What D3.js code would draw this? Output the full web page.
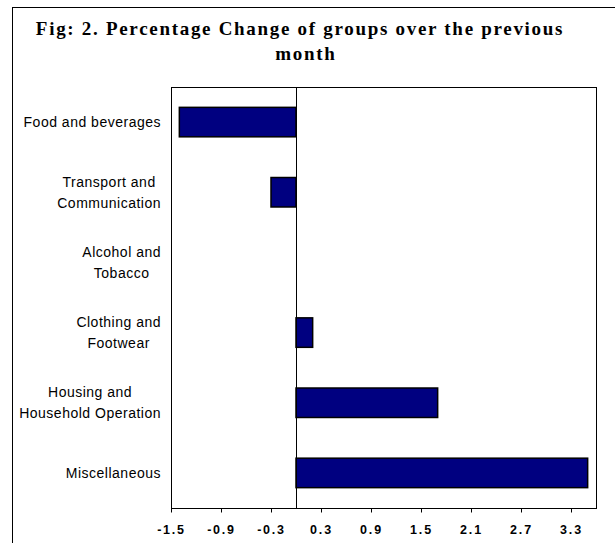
<!DOCTYPE html>
<html>
<head>
<meta charset="utf-8">
<script src="https://cdn.jsdelivr.net/npm/d3@7"></script>
<style>
  body { margin: 0; background: #fff; }
  .title { font-family: "Liberation Serif", "Times New Roman", serif; font-weight: bold; font-size: 19px; letter-spacing: 1.7px; }
  .catLabel { font-family: "Liberation Sans", Arial, sans-serif; font-size: 14px; letter-spacing: 0.5px; fill: #000; }
  .xAxis text { font-family: "Liberation Sans", Arial, sans-serif; font-size: 12.5px; font-weight: bold; letter-spacing: 1.8px; fill: #000; }
</style>
</head>
<body>
<div id="chart"></div>
<script>
// Chart data
var categoryLines = [
  ["Food and beverages"],
  ["Transport and", "Communication"],
  ["Alcohol and", "Tobacco"],
  ["Clothing and", "Footwear"],
  ["Housing and", "Household Operation"],
  ["Miscellaneous"]
];
var categories = categoryLines.map(d => d.join(" "));
var changes = [-1.4, -0.3, 0, 0.2, 1.7, 3.5];
var tickValues = [-1.5, -0.9, -0.3, 0.3, 0.9, 1.5, 2.1, 2.7, 3.3];
var titleLines = ["Fig: 2. Percentage Change of groups over the previous", "month"];

// Size of chart area
var svgWidth = 615;
var svgHeight = 543;

var plot = { left: 171, right: 596, top: 87, bottom: 508 };

var svg = d3.select("#chart")
  .append("svg")
  .attr("width", svgWidth)
  .attr("height", svgHeight);

// Outer frame (right and bottom run off the page)
svg.append("rect")
  .attr("x", 12.5)
  .attr("y", 7.5)
  .attr("width", 700)
  .attr("height", 700)
  .attr("fill", "none")
  .attr("stroke", "#000");

// Title
svg.append("text")
  .attr("class", "title")
  .attr("text-anchor", "middle")
  .selectAll("tspan")
  .data(titleLines)
  .enter()
  .append("tspan")
  .attr("x", (d, i) => i == 0 ? 300 : 306)
  .attr("y", (d, i) => 35 + i * 25)
  .text(d => d);

// Scales
var xScale = d3.scaleLinear()
  .domain([-1.5, 3.6])
  .range([plot.left, plot.right]);

var yScale = d3.scaleBand()
  .domain(categories)
  .range([plot.top, plot.bottom])
  .paddingInner(0.58)
  .paddingOuter(0.29);

// Plot area border
svg.append("rect")
  .attr("x", plot.left + 0.5)
  .attr("y", plot.top + 0.5)
  .attr("width", plot.right - plot.left)
  .attr("height", plot.bottom - plot.top)
  .attr("fill", "none")
  .attr("stroke", "#000");

// Bars
svg.selectAll(".bar")
  .data(changes)
  .enter()
  .append("rect")
  .attr("class", "bar")
  .attr("x", d => xScale(Math.min(0, d)))
  .attr("y", (d, i) => yScale(categories[i]))
  .attr("width", d => Math.abs(xScale(d) - xScale(0)))
  .attr("height", yScale.bandwidth())
  .attr("fill", "#000080")
  .attr("stroke", "#000")
  .attr("stroke-width", 1.5);

// Zero line
svg.append("line")
  .attr("x1", Math.round(xScale(0)) + 0.5)
  .attr("x2", Math.round(xScale(0)) + 0.5)
  .attr("y1", plot.top)
  .attr("y2", plot.bottom)
  .attr("stroke", "#000");

// Bottom axis
var bottomAxis = d3.axisBottom(xScale)
  .tickValues(tickValues)
  .tickSizeInner(4)
  .tickSizeOuter(0)
  .tickPadding(13)
  .tickFormat(d3.format(".1f"));

var xAxisGroup = svg.append("g")
  .attr("class", "xAxis")
  .attr("transform", `translate(0, ${plot.bottom + 0.5})`)
  .call(bottomAxis);
xAxisGroup.select(".domain").remove();
xAxisGroup.selectAll("line").attr("stroke", "#000");
xAxisGroup.selectAll("text").text(d => d3.format(".1f")(d).replace("−", "-"));

// Category labels, lines centred with each other, block right-aligned
var lineHeight = 21;
var labelGroups = svg.selectAll(".catLabel")
  .data(categoryLines)
  .enter()
  .append("text")
  .attr("class", "catLabel")
  .attr("text-anchor", "middle");

labelGroups.each(function(lines, i) {
  var t = d3.select(this);
  var cy = yScale(categories[i]) + yScale.bandwidth() / 2;
  var y0 = cy - (lines.length - 1) * lineHeight / 2;
  lines.forEach(function(line, j) {
    t.append("tspan")
      .attr("y", y0 + j * lineHeight)
      .attr("dy", "0.35em")
      .text(line);
  });
  var maxW = 0;
  t.selectAll("tspan").each(function() {
    maxW = Math.max(maxW, this.getComputedTextLength());
  });
  t.selectAll("tspan").attr("x", 161 - maxW / 2);
});
</script>
</body>
</html>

### [Request]
Repeat the data exactly, excluding the pictures.

### [Completed task]
What D3.js code would draw this? Output the full web page.
<!DOCTYPE html>
<html>
<head>
<meta charset="utf-8">
<script src="https://cdn.jsdelivr.net/npm/d3@7"></script>
<style>
  body { margin: 0; background: #fff; }
  .title { font-family: "Liberation Serif", "Times New Roman", serif; font-weight: bold; font-size: 19px; letter-spacing: 1.7px; }
  .catLabel { font-family: "Liberation Sans", Arial, sans-serif; font-size: 14px; letter-spacing: 0.5px; fill: #000; }
  .xAxis text { font-family: "Liberation Sans", Arial, sans-serif; font-size: 12.5px; font-weight: bold; letter-spacing: 1.8px; fill: #000; }
</style>
</head>
<body>
<div id="chart"></div>
<script>
// Chart data
var categoryLines = [
  ["Food and beverages"],
  ["Transport and", "Communication"],
  ["Alcohol and", "Tobacco"],
  ["Clothing and", "Footwear"],
  ["Housing and", "Household Operation"],
  ["Miscellaneous"]
];
var categories = categoryLines.map(d => d.join(" "));
var changes = [-1.4, -0.3, 0, 0.2, 1.7, 3.5];
var tickValues = [-1.5, -0.9, -0.3, 0.3, 0.9, 1.5, 2.1, 2.7, 3.3];
var titleLines = ["Fig: 2. Percentage Change of groups over the previous", "month"];

// Size of chart area
var svgWidth = 615;
var svgHeight = 543;

var plot = { left: 171, right: 596, top: 87, bottom: 508 };

var svg = d3.select("#chart")
  .append("svg")
  .attr("width", svgWidth)
  .attr("height", svgHeight);

// Outer frame (right and bottom run off the page)
svg.append("rect")
  .attr("x", 12.5)
  .attr("y", 7.5)
  .attr("width", 700)
  .attr("height", 700)
  .attr("fill", "none")
  .attr("stroke", "#000");

// Title
svg.append("text")
  .attr("class", "title")
  .attr("text-anchor", "middle")
  .selectAll("tspan")
  .data(titleLines)
  .enter()
  .append("tspan")
  .attr("x", (d, i) => i == 0 ? 300 : 306)
  .attr("y", (d, i) => 35 + i * 25)
  .text(d => d);

// Scales
var xScale = d3.scaleLinear()
  .domain([-1.5, 3.6])
  .range([plot.left, plot.right]);

var yScale = d3.scaleBand()
  .domain(categories)
  .range([plot.top, plot.bottom])
  .paddingInner(0.58)
  .paddingOuter(0.29);

// Plot area border
svg.append("rect")
  .attr("x", plot.left + 0.5)
  .attr("y", plot.top + 0.5)
  .attr("width", plot.right - plot.left)
  .attr("height", plot.bottom - plot.top)
  .attr("fill", "none")
  .attr("stroke", "#000");

// Bars
svg.selectAll(".bar")
  .data(changes)
  .enter()
  .append("rect")
  .attr("class", "bar")
  .attr("x", d => xScale(Math.min(0, d)))
  .attr("y", (d, i) => yScale(categories[i]))
  .attr("width", d => Math.abs(xScale(d) - xScale(0)))
  .attr("height", yScale.bandwidth())
  .attr("fill", "#000080")
  .attr("stroke", "#000")
  .attr("stroke-width", 1.5);

// Zero line
svg.append("line")
  .attr("x1", Math.round(xScale(0)) + 0.5)
  .attr("x2", Math.round(xScale(0)) + 0.5)
  .attr("y1", plot.top)
  .attr("y2", plot.bottom)
  .attr("stroke", "#000");

// Bottom axis
var bottomAxis = d3.axisBottom(xScale)
  .tickValues(tickValues)
  .tickSizeInner(4)
  .tickSizeOuter(0)
  .tickPadding(13)
  .tickFormat(d3.format(".1f"));

var xAxisGroup = svg.append("g")
  .attr("class", "xAxis")
  .attr("transform", `translate(0, ${plot.bottom + 0.5})`)
  .call(bottomAxis);
xAxisGroup.select(".domain").remove();
xAxisGroup.selectAll("line").attr("stroke", "#000");
xAxisGroup.selectAll("text").text(d => d3.format(".1f")(d).replace("−", "-"));

// Category labels, lines centred with each other, block right-aligned
var lineHeight = 21;
var labelGroups = svg.selectAll(".catLabel")
  .data(categoryLines)
  .enter()
  .append("text")
  .attr("class", "catLabel")
  .attr("text-anchor", "middle");

labelGroups.each(function(lines, i) {
  var t = d3.select(this);
  var cy = yScale(categories[i]) + yScale.bandwidth() / 2;
  var y0 = cy - (lines.length - 1) * lineHeight / 2;
  lines.forEach(function(line, j) {
    t.append("tspan")
      .attr("y", y0 + j * lineHeight)
      .attr("dy", "0.35em")
      .text(line);
  });
  var maxW = 0;
  t.selectAll("tspan").each(function() {
    maxW = Math.max(maxW, this.getComputedTextLength());
  });
  t.selectAll("tspan").attr("x", 161 - maxW / 2);
});
</script>
</body>
</html>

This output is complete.